----- Supplied material -----

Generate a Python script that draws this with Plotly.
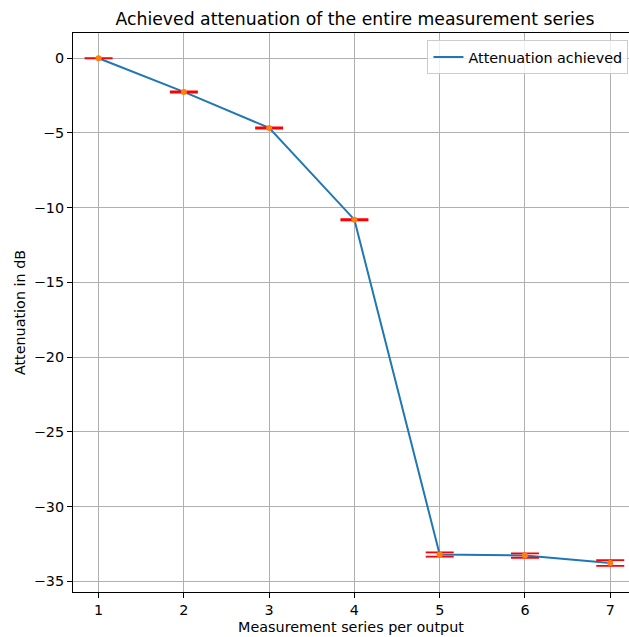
import plotly.graph_objects as go

series = [1, 2, 3, 4, 5, 6, 7]
attenuation = [0.0, -2.25, -4.66, -10.8, -33.2, -33.27, -33.77]
errors = [0.01, 0.04, 0.04, 0.04, 0.14, 0.15, 0.19]
y_ticks = [0, -5, -10, -15, -20, -25, -30, -35]
y_tick_labels = ["0", "−5", "−10", "−15", "−20", "−25", "−30", "−35"]

FONT = "DejaVu Sans"
W, H = 629, 637
FS = 14.35

fig = go.Figure()
fig.add_trace(go.Scatter(
    x=series, y=attenuation, mode="lines",
    line=dict(color="#1f77b4", width=2),
    name="Attenuation achieved",
))
fig.add_trace(go.Scatter(
    x=series, y=attenuation, mode="markers",
    marker=dict(color="#ff7f0e", size=6),
    error_y=dict(type="data", array=errors, visible=True,
                 color="red", thickness=1.8, width=14),
    showlegend=False,
))

axis_common = dict(
    showline=True, linecolor="black", linewidth=1,
    ticks="outside", ticklen=5, tickwidth=1, tickcolor="black",
    showgrid=True, gridcolor="#b0b0b0", gridwidth=1,
    zeroline=False,
    tickfont=dict(family=FONT, size=FS, color="black"),
)

fig.update_layout(
    width=W, height=H,
    margin=dict(l=73, r=0, t=33, b=45),
    paper_bgcolor="white", plot_bgcolor="white",
    font=dict(family=FONT, color="black"),
    title=dict(text="Achieved attenuation of the entire measurement series",
               x=355 / W, xanchor="center",
               y=1 - 19 / H, yanchor="middle",
               font=dict(family=FONT, size=17.25, color="black")),
    xaxis=dict(range=[0.7, 7.22], tickvals=series,
               ticktext=[str(s) for s in series],
               mirror=True,
               title=dict(text="Measurement series per output",
                          font=dict(family=FONT, size=FS), standoff=4),
               **axis_common),
    yaxis=dict(range=[-35.71, 1.69], tickvals=y_ticks, ticktext=y_tick_labels,
               mirror=True,
               title=dict(text="Attenuation in dB",
                          font=dict(family=FONT, size=FS), standoff=4),
               **axis_common),
    legend=dict(x=0.999, xanchor="right", y=0.987, yanchor="top",
                bgcolor="rgba(255,255,255,0.8)", bordercolor="#cccccc",
                borderwidth=1, tracegroupgap=0,
                font=dict(family=FONT, size=FS, color="black")),
)

fig.write_html(
    "out.html",
    config={"displayModeBar": False},
    post_script="document.body.style.margin='0';document.body.style.overflow='hidden';",
)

-----

Written instruction
Print the full listing exactly, dropping the pictures.

Expected output
Generate a Python script that draws this with Plotly.
import plotly.graph_objects as go

series = [1, 2, 3, 4, 5, 6, 7]
attenuation = [0.0, -2.25, -4.66, -10.8, -33.2, -33.27, -33.77]
errors = [0.01, 0.04, 0.04, 0.04, 0.14, 0.15, 0.19]
y_ticks = [0, -5, -10, -15, -20, -25, -30, -35]
y_tick_labels = ["0", "−5", "−10", "−15", "−20", "−25", "−30", "−35"]

FONT = "DejaVu Sans"
W, H = 629, 637
FS = 14.35

fig = go.Figure()
fig.add_trace(go.Scatter(
    x=series, y=attenuation, mode="lines",
    line=dict(color="#1f77b4", width=2),
    name="Attenuation achieved",
))
fig.add_trace(go.Scatter(
    x=series, y=attenuation, mode="markers",
    marker=dict(color="#ff7f0e", size=6),
    error_y=dict(type="data", array=errors, visible=True,
                 color="red", thickness=1.8, width=14),
    showlegend=False,
))

axis_common = dict(
    showline=True, linecolor="black", linewidth=1,
    ticks="outside", ticklen=5, tickwidth=1, tickcolor="black",
    showgrid=True, gridcolor="#b0b0b0", gridwidth=1,
    zeroline=False,
    tickfont=dict(family=FONT, size=FS, color="black"),
)

fig.update_layout(
    width=W, height=H,
    margin=dict(l=73, r=0, t=33, b=45),
    paper_bgcolor="white", plot_bgcolor="white",
    font=dict(family=FONT, color="black"),
    title=dict(text="Achieved attenuation of the entire measurement series",
               x=355 / W, xanchor="center",
               y=1 - 19 / H, yanchor="middle",
               font=dict(family=FONT, size=17.25, color="black")),
    xaxis=dict(range=[0.7, 7.22], tickvals=series,
               ticktext=[str(s) for s in series],
               mirror=True,
               title=dict(text="Measurement series per output",
                          font=dict(family=FONT, size=FS), standoff=4),
               **axis_common),
    yaxis=dict(range=[-35.71, 1.69], tickvals=y_ticks, ticktext=y_tick_labels,
               mirror=True,
               title=dict(text="Attenuation in dB",
                          font=dict(family=FONT, size=FS), standoff=4),
               **axis_common),
    legend=dict(x=0.999, xanchor="right", y=0.987, yanchor="top",
                bgcolor="rgba(255,255,255,0.8)", bordercolor="#cccccc",
                borderwidth=1, tracegroupgap=0,
                font=dict(family=FONT, size=FS, color="black")),
)

fig.write_html(
    "out.html",
    config={"displayModeBar": False},
    post_script="document.body.style.margin='0';document.body.style.overflow='hidden';",
)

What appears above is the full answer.